Usai disibukan dengan persiapan mudik. Umat Islam di nusantara masih punya tradisi lain yang harus dipersiapkan dalam menyambut Hari Raya Idul Fitri. Selain berbagai macam kue, ketupat menjadi makanan yang selalu ada disetiap rumah sebagai hidangan khas pada Hari Raya umat Islam tersebut.
Keberagaman Indonesia menciptakan berbagai macam jenis tradisi tersendiri, misalnya saja ketupat. Ketupat sangat berhubungan dengan proses penyebaran Islam di Jawa, satu kata penuh makna dan filosofi di dalamnya.
Dalam hal penyajian ketupat biasanya orang Jawa menyajikan hanya pada tujuh hari setelah perayaan Hari Raya Idul Fitri, orang Jawa menyebutnya “Lebaran Ketupat”. Berbeda halnya dengan di Aceh yang tidak mengenal adanya lebaran ketupat, namun tetap menjadikan ketupat hidangan yang wajib ada saat Lebaran.
Selain itu dalam hal penyebutan nama juga terjadi perbedaan, di Jawa orang lebih sering menyebutnya kupat, Makasar menyebutnya katupa’, sedangkan untuk orang Sumatera Barat menyebutnya katupek. Perbedaan penyebutan ini didasari oleh logat (cara bicara) setiap orang masing-masing daerah berbeda.
Akulturasi tradisi
Bagi orang Asia Tenggara makanan serupa ketupat sudah dikenal sebelum Islam datang. Bahkan di Filipina, ketupat sudah tidak asing lagi, mereka menyebutnya bugnoy. Meskipun dalam hal waktu penyajian dan penyebutan nama berbeda tetapi substansi Dari ketupatnya masih sama. Yakni sebuah makanan yang terbuat dari beras yang dibungkus dengan janur (daun kelapa muda) yang di bentuk anyaman segi empat.
Menurut H.J de Graaf sejak awal abad 15 Masehi, ketupat sudah menjadi simbol Hari Raya umat Islam di Jawa. Sejarah mencatat jika saat itu ketupat masih dianggap sakral oleh mayoritas orang Jawa, lantas Sunan Kalijaga menyelipkan ajaran dengan nilai-nilai Islam kedalamnya.
Hal itu adalah salah satu bentuk cara Sunan Kalijaga menyebarkan Islam di Jawa. Melalui kiasan nama, bentuk, dan bahan dibangun filosofi Islam mengenai ketupat. Slamet Mulyono dalam Kamus Pepak Basa Jawa menyebut paraphrase ketupat berasal dari kata “kupat” yang memiliki arti ngaku lepat atau mengaku bersalah. Tentu hal ini yang selalu kita lakukan ketika Hari Raya Idul Fitri. Saling menebar maaf kemudian memaafkan.
Hati yang kembali fitri
Selain itu ada pula makna yang terselip dalam istilah nama Kupat. Yakni kependekan dari kata laku papat yang artinya empat perilaku. Perilaku yang dimaksud adalah Lebaran, Luberan, Leburan, Laburan.
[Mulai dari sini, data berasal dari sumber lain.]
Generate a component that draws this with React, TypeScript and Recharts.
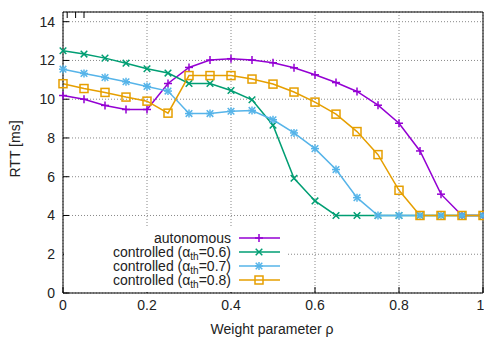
import React from 'react';
import { LineChart, Line, XAxis, YAxis, CartesianGrid } from 'recharts';

// weight parameter rho
const rho = [0, 0.05, 0.1, 0.15, 0.2, 0.25, 0.3, 0.35, 0.4, 0.45, 0.5, 0.55, 0.6, 0.65, 0.7, 0.75, 0.8, 0.85, 0.9, 0.95, 1];

const autonomous = [10.19, 10.0, 9.68, 9.47, 9.47, 10.81, 11.64, 12.02, 12.09, 12.02, 11.88, 11.62, 11.26, 10.86, 10.4, 9.69, 8.76, 7.33, 5.1, 4.0, 4.0];
const ctrl06 = [12.5, 12.33, 12.12, 11.86, 11.57, 11.35, 10.81, 10.81, 10.45, 9.97, 8.66, 5.92, 4.75, 4.0, 4.0, 4.0, 4.0, 4.0, 4.0, 4.0, 4.0];
const ctrl07 = [11.55, 11.33, 11.12, 10.9, 10.66, 10.42, 9.26, 9.26, 9.38, 9.42, 8.94, 8.26, 7.45, 6.37, 4.92, 4.0, 4.0, 4.0, 4.0, 4.0, 4.0];
const ctrl08 = [10.8, 10.55, 10.35, 10.11, 9.9, 9.28, 11.22, 11.22, 11.22, 11.04, 10.78, 10.37, 9.85, 9.23, 8.33, 7.14, 5.3, 4.0, 4.0, 4.0, 4.0];

const xTicks = [0, 0.2, 0.4, 0.6, 0.8, 1];
const yTicks = [0, 2, 4, 6, 8, 10, 12, 14];

const legendLabels = ['autonomous', '0.6', '0.7', '0.8'];

const C_AUTO = '#9400d3';
const C_06 = '#009e73';
const C_07 = '#56b4e9';
const C_08 = '#e69f00';

const data = rho.map((r, i) => ({
    rho: r,
    auto: autonomous[i],
    c06: ctrl06[i],
    c07: ctrl07[i],
    c08: ctrl08[i],
}));

const FONT = '"Liberation Sans", Arial, sans-serif';

type Kind = 'plus' | 'cross' | 'star' | 'square';

const Marker = ({ cx, cy, kind, color }: { cx: number; cy: number; kind: Kind; color: string }) => {
    const s = 4;
    const d = 3.3;
    const plus = (
        <>
            <line x1={cx - s} y1={cy} x2={cx + s} y2={cy} />
            <line x1={cx} y1={cy - s} x2={cx} y2={cy + s} />
        </>
    );
    const cross = (
        <>
            <line x1={cx - d} y1={cy - d} x2={cx + d} y2={cy + d} />
            <line x1={cx - d} y1={cy + d} x2={cx + d} y2={cy - d} />
        </>
    );
    return (
        <g stroke={color} strokeWidth={1.5} fill="none">
            {kind === 'plus' && plus}
            {kind === 'cross' && cross}
            {kind === 'star' && (
                <>
                    {plus}
                    {cross}
                </>
            )}
            {kind === 'square' && <rect x={cx - 4} y={cy - 4} width={8} height={8} />}
        </g>
    );
};

const dot = (kind: Kind, color: string) => (props: any) => {
    const { cx, cy, index } = props;
    if (cx == null || cy == null) return <g key={index} />;
    return <Marker key={index} cx={cx} cy={cy} kind={kind} color={color} />;
};

const fmt = (v: number) => (v === 0 || v === 1 ? String(v) : v.toFixed(1));
const tickStyle = { fontSize: 14, fill: '#222', fontFamily: FONT };

export default function App() {
    const legendRows: { kind: Kind; color: string }[] = [
        { kind: 'plus', color: C_AUTO },
        { kind: 'cross', color: C_06 },
        { kind: 'star', color: C_07 },
        { kind: 'square', color: C_08 },
    ];
    return (
        <div style={{ position: 'absolute', left: 0, top: 0, width: 484, height: 343, background: '#fff' }}>
            <LineChart width={484} height={343} data={data} margin={{ top: 11, right: 0, bottom: 0, left: 0 }}>
                <CartesianGrid stroke="#888" strokeDasharray="1 2" verticalPoints={undefined} />
                <XAxis
                    dataKey="rho"
                    type="number"
                    domain={[0, 1]}
                    ticks={xTicks}
                    tickFormatter={fmt}
                    height={50}
                    tickSize={-6}
                    tickMargin={13}
                    stroke="#000"
                    tick={tickStyle}
                />
                <XAxis
                    xAxisId="top"
                    orientation="top"
                    type="number"
                    domain={[0, 1]}
                    ticks={xTicks}
                    tickFormatter={() => ''}
                    height={1}
                    tickSize={-6}
                    stroke="#000"
                />
                <YAxis
                    type="number"
                    domain={[0, 14.5]}
                    ticks={yTicks}
                    width={63}
                    tickSize={-6}
                    tickMargin={14}
                    stroke="#000"
                    tick={tickStyle}
                />
                <YAxis
                    yAxisId="right"
                    orientation="right"
                    type="number"
                    domain={[0, 14.5]}
                    ticks={yTicks}
                    tickFormatter={() => ''}
                    width={1}
                    tickSize={-6}
                    stroke="#000"
                />
                <Line dataKey="auto" stroke={C_AUTO} strokeWidth={1.5} dot={dot('plus', C_AUTO)} isAnimationActive={false} />
                <Line dataKey="c06" stroke={C_06} strokeWidth={1.5} dot={dot('cross', C_06)} isAnimationActive={false} />
                <Line dataKey="c07" stroke={C_07} strokeWidth={1.5} dot={dot('star', C_07)} isAnimationActive={false} />
                <Line dataKey="c08" stroke={C_08} strokeWidth={1.5} dot={dot('square', C_08)} isAnimationActive={false} />
            </LineChart>
            <svg width={484} height={343} style={{ position: 'absolute', left: 0, top: 0, pointerEvents: 'none' }}>
                <rect x={64} y={228} width={224} height={64} fill="#fff" />
                {legendRows.map((row, i) => {
                    const cy = 238 + i * 14;
                    return (
                        <g key={i}>
                            <text x={231} y={cy + 5} textAnchor="end" fontSize={14} fontFamily={FONT} fill="#222">
                                {i === 0 ? (
                                    legendLabels[0]
                                ) : (
                                    <>
                                        controlled (α
                                        <tspan dy={3} fontSize={10}>th</tspan>
                                        <tspan dy={-3}>={legendLabels[i]})</tspan>
                                    </>
                                )}
                            </text>
                            <line x1={239} y1={cy} x2={280} y2={cy} stroke={row.color} strokeWidth={1.5} />
                            <Marker cx={259} cy={cy} kind={row.kind} color={row.color} />
                        </g>
                    );
                })}
                <text
                    x={0}
                    y={0}
                    transform="translate(20,149) rotate(-90)"
                    textAnchor="middle"
                    fontSize={14}
                    fontFamily={FONT}
                    fill="#222"
                >
                    RTT [ms]
                </text>
                <text x={272} y={334} textAnchor="middle" fontSize={14} fontFamily={FONT} fill="#222">
                    Weight parameter ρ
                </text>
            </svg>
        </div>
    );
}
Lebaran berasal dari kata lebar atau selesai. Maksudnya telah datang Idul Fitri menandakan sudah selesai waktu berpuasa di bulan Ramadan. Kemudian Luberan artinya melimpah. Yaitu sebelum melaksanakan salat ied kita diperintahkan untuk mengeluarkan zakat fitrah. Selanjutnya meminta maaf dan memberi maaf, sehingga kesalahan yang dimiliki melebur atau habis disebut dengan Leburan. Setelah saling memberi maaf maka hati kembali bersih. Agar tetap dalam keadaan bersih kita harus melakukan Laburan. Yakni berasal dari kata labur atau melabur yang artinya mengoleskan cat kapur. Kapur yang putih menandakan keadaan hati yang bersih.
Lantas pada filosofi bahan yang digunakan pembuatan ketupat yaitu dibungkus oleh Janur. Janur diartikan sebagai sejatining nur atau sejatinya cahaya. Kemudian ada pula yang menyebutkan asal kata janur dari bahasa Arab yaitu ja’a al nur yang artinya telah datang cahaya.
Keduanya mengandung makna yang lekat dengan datangnya hari raya umat muslim. Yaitu Hari Raya Idul Fitri sebagai hari kemenangan mendatangkan cahaya bagi hati masing-masing insan.
Kemudian warna putih beras yang telah matang dalam ketupat diartikan sebagai hati manusia yang putih di hari yang fitri. Tentu saja putihnya hati ini tidak dapat lepas dari usaha selama satu bulan Ramadan untuk menahan hawa nafsu. Kemudian hati disempurnakan bersihnya saat kita saling memaafkan. Bukankah sesuatu yang sangat indah jika kita saling memaafkan di hari yang fitri ini?